New Delhi :Indonesia’s economy is projected to grow 5.1 percent in 2022 and 5.3 percent in 2023, as the pressures of deteriorating global economic conditions, higher inflation, and tightening external finance begin to weigh, according to the June 2022 edition of the World Bank’s Indonesia Economic Prospects report, released today. Risks to the outlook are tilted to the downside.
Indonesia’s growth momentum in 2021 carried into early 2022, with the economy growing at 5 percent in the first quarter (year-on-year), according to the report, Financial Deepening for Stronger Growth and Sustainable Recovery. The pick-up in domestic demand since the end of last year provided relief to the private sector, especially medium, small, and micro enterprises that suffered disproportionately during the pandemic.
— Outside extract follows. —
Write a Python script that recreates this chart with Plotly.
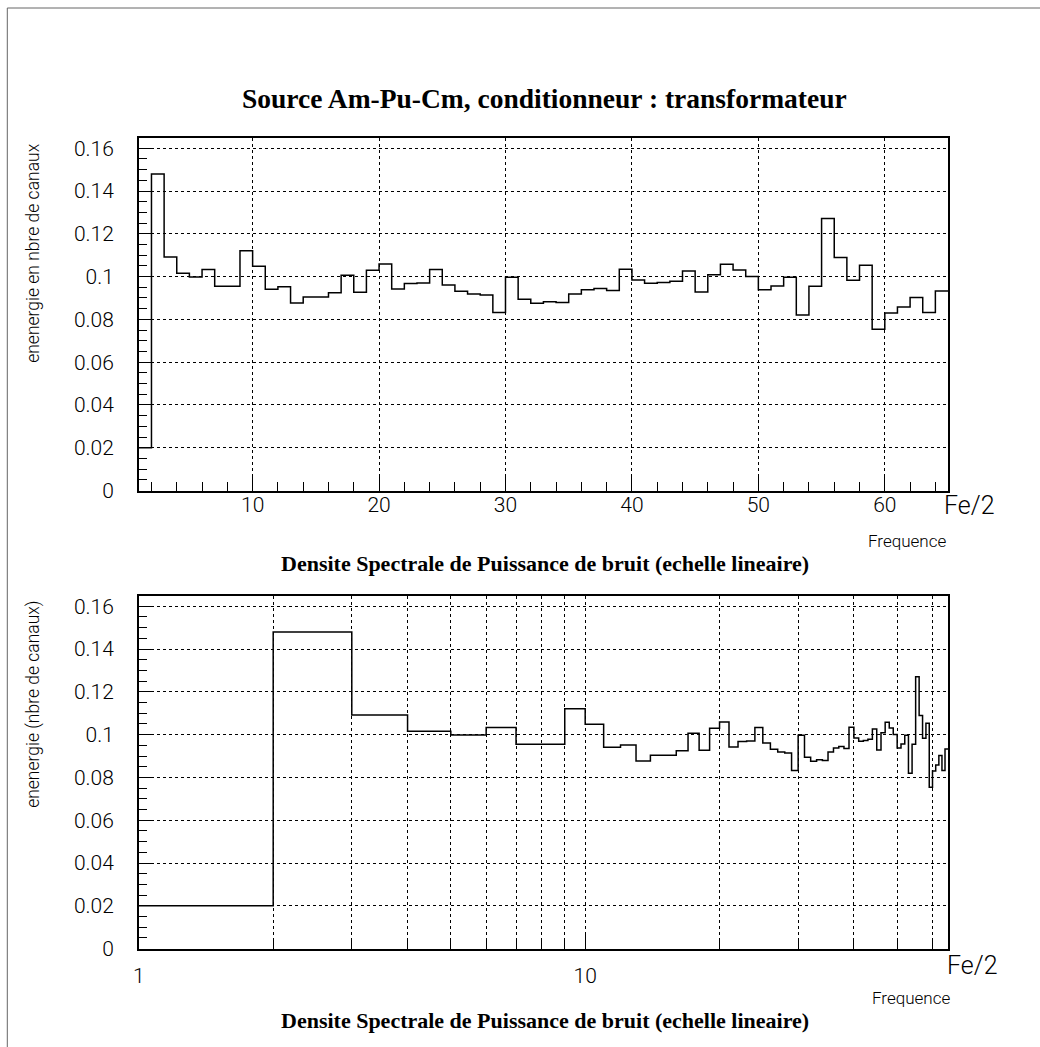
import numpy as np
import plotly.graph_objects as go

# ---- data ----
bin_edges = np.arange(1, 66)  # 64 bins of width 1, from 1 to 65 (Fe/2)
energie = [0.020, 0.148, 0.1092, 0.1016, 0.0998, 0.1033, 0.0955, 0.0955, 0.1121, 0.1048,
           0.0941, 0.0952, 0.0877, 0.0904, 0.0904, 0.0925, 0.1006, 0.0927, 0.1030, 0.1059,
           0.0942, 0.0968, 0.0970, 0.1033, 0.0961, 0.0932, 0.0919, 0.0914, 0.0832, 0.0997,
           0.0894, 0.0875, 0.0882, 0.0879, 0.0919, 0.0938, 0.0944, 0.0935, 0.1034, 0.0984,
           0.0969, 0.0972, 0.0978, 0.1026, 0.0928, 0.1009, 0.1058, 0.1031, 0.1000, 0.0938,
           0.0956, 0.0997, 0.0820, 0.0955, 0.1271, 0.1089, 0.0983, 0.1053, 0.0754, 0.0830,
           0.0858, 0.0902, 0.0832, 0.0933]
lin_ticks = [10, 20, 30, 40, 50, 60]
log_major = [1, 10]
log_minor = [2, 3, 4, 5, 6, 7, 8, 9, 20, 30, 40, 50, 60]
y_ticks = [0, 0.02, 0.04, 0.06, 0.08, 0.1, 0.12, 0.14, 0.16]

title_main = "Source Am-Pu-Cm, conditionneur : transformateur"
title_sub = "Densite Spectrale de Puissance de bruit (echelle lineaire)"
ytitle_top = "enenergie en nbre de canaux"
ytitle_bot = "enenergie (nbre de canaux)"

# full-size figure; body margin removed after plotting.
# target positions (final picture pixels) are mapped to page pixels, then paper coords
W, H = 1040, 1047
SX, OX = 0.994, 6.2
SY, OY = 0.9875, 0.5
def px(X):
    return ((X - OX) / SX) / W
def py(Y):
    return 1 - ((Y - OY) / SY) / H

y_hist = list(energie) + [energie[-1]]

SANS = "Roboto, DejaVu Sans"
SERIF = "Liberation Serif, Times New Roman, serif"
tickfont = dict(family=SANS, size=21, color="black", weight=300)

fig = go.Figure()
fig.add_trace(go.Scatter(x=bin_edges, y=y_hist, mode="lines", line_shape="hv",
                         line=dict(color="black", width=1.5), xaxis="x", yaxis="y",
                         showlegend=False, hoverinfo="skip"))
fig.add_trace(go.Scatter(x=bin_edges, y=y_hist, mode="lines", line_shape="hv",
                         line=dict(color="black", width=1.5), xaxis="x2", yaxis="y2",
                         showlegend=False, hoverinfo="skip"))

xdom = [px(139), px(948)]
yaxis_common = dict(range=[0, 0.165], tickvals=y_ticks, ticks="inside", ticklen=15,
                    tickwidth=1, tickcolor="black", showline=True, linecolor="black",
                    linewidth=1.5, mirror=True, showgrid=True, gridcolor="black",
                    griddash="dot", gridwidth=1, zeroline=False, tickfont=tickfont,
                    ticklabelstandoff=19,
                    minor=dict(dtick=0.005, tick0=0, ticks="inside", ticklen=8,
                               tickcolor="black", showgrid=False))

fig.update_layout(
    width=W, height=H, autosize=False,
    margin=dict(l=0, r=0, t=0, b=0),
    paper_bgcolor="white", plot_bgcolor="white",
    font=dict(color="black", family=SANS),
    xaxis=dict(domain=xdom, anchor="y", range=[1, 65], tickvals=lin_ticks,
               ticks="inside", ticklen=15, tickcolor="black", showline=True,
               linecolor="black", linewidth=1.5, mirror=True, showgrid=True,
               gridcolor="black", griddash="dot", gridwidth=1, zeroline=False,
               tickfont=tickfont, ticklabelstandoff=-5,
               minor=dict(tick0=0, dtick=2, ticks="inside", ticklen=9,
                          tickcolor="black", showgrid=False)),
    yaxis=dict(domain=[py(490), py(137)], anchor="x", **yaxis_common),
    xaxis2=dict(domain=xdom, anchor="y2", type="log", range=[0, np.log10(65)],
                tickvals=log_major, ticktext=["1", "10"], ticks="inside", ticklen=15,
                tickcolor="black", showline=True, linecolor="black", linewidth=1.5,
                mirror=True, showgrid=True, gridcolor="black", griddash="dot",
                gridwidth=1, zeroline=False, tickfont=tickfont, ticklabelstandoff=7,
                minor=dict(tickvals=log_minor, ticks="inside", ticklen=9,
                           tickcolor="black", showgrid=True, gridcolor="black",
                           griddash="dot", gridwidth=1)),
    yaxis2=dict(domain=[py(948), py(595)], anchor="x2", **yaxis_common),
)

lab = dict(family=SANS, weight=300, color="black")
annots = [
    dict(text="<b>%s</b>" % title_main, x=px(545), y=py(98), font=dict(family=SERIF, size=27.5, color="black")),
    dict(text="<b>%s</b>" % title_sub, x=px(545), y=py(563), font=dict(family=SERIF, size=22, color="black")),
    dict(text="<b>%s</b>" % title_sub, x=px(545), y=py(1020), font=dict(family=SERIF, size=22, color="black")),
    dict(text="Fe/2", x=px(969), y=py(505), font=dict(size=25, **lab)),
    dict(text="Fe/2", x=px(972), y=py(965), font=dict(size=25, **lab)),
    dict(text="Frequence", x=px(948), y=py(540), xanchor="right", font=dict(size=17, **lab)),
    dict(text="Frequence", x=px(952), y=py(997), xanchor="right", font=dict(size=17, **lab)),
    dict(text=ytitle_top, x=px(33), y=py(141), yanchor="top", textangle=-90,
         font=dict(size=17.5, **lab)),
    dict(text=ytitle_bot, x=px(33), y=py(598), yanchor="top", textangle=-90,
         font=dict(size=17.5, **lab)),
]
for a in annots:
    a.setdefault("xanchor", "center")
    a.setdefault("yanchor", "middle")
    fig.add_annotation(xref="paper", yref="paper", showarrow=False, **a)

# thin page border (left and top edges visible)
fig.add_shape(type="rect", xref="paper", yref="paper", x0=px(7.5), y0=py(7.5), x1=px(1100),
              y1=py(1100), line=dict(color="#666666", width=1))

fig.write_html("out.html", config={"displayModeBar": False},
               post_script="document.body.style.margin='0';document.body.style.overflow='hidden';")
The domestic recovery also enabled some fiscal consolidation, while monetary policy has remained appropriately accommodative. This has enabled a pick-up in bank lending in support of the recovery.
However, the Russian invasion of Ukraine has compounded pandemic-related challenges. Commodity prices have risen sharply and are expected to remain high in 2022-2023. While Indonesia has benefitted in the short-term from a windfall in commodity earnings, prices have started to rise and foreign financing has become tighter. This has intensified policy challenges associated with rising energy subsidies and created headwinds for monetary policy. The report analyzes both issues in depth.
“Indonesia’s economic growth following the pandemic comes amid an increasingly challenging global environment,” said World Bank Director for Indonesia and Timor-Leste Satu Kahkonen. “Although growth is projected to accelerate in 2022, global developments continue to pose significant downside risks that could be detrimental to Indonesia’s long-term recovery. It is important to sustain structural policy reforms to support growth and to reduce reliance on near-term macroeconomic stimulus.”
While energy subsidies can help contain prices in the short-term, the case for subsidy reform remains strong. Having an exit plan to shift from providing blanket benefits toward more targeted support for the poor and vulnerable will be important.
In addition, a stable and smooth-functioning financial sector is key to the recovery from COVID-19 crisis and longer-term economic growth, including through investments in services such as health care and education. As such, the report focuses on efforts to deepen Indonesia’s financial sector to sustain recovery momentum from the pandemic.
“Although the Indonesian financial sector has proved to be resilient during the pandemic, further efforts to overcome structural constraints could accelerate inclusive and sustainable economic growth,” said World Bank Indonesia and Timor-Leste Lead Economist Habib Rab. “Targeted reforms can make the financial sector deeper, more efficient and more resilient.”
The report proposes three areas of reform to strengthen Indonesia’s financial sector. The first would increase the demand and supply of finance by expanding access to and usage of financial services, broadening and improving the quality of financial market products, and mobilizing long-term savings. The second would improve the allocation of resources by promoting competition in the banking sector, strengthening the insolvency framework, and enhancing consumer protection. The third would strengthen the capacity of the financial system to withstand shocks by improving the effectiveness of financial sector oversight; strengthening the crisis preparedness and resolution framework; and promoting climate and natural disaster-related risk management.
The Indonesia Economic Prospects is supported by the Australian Department of Foreign Affairs and Trade.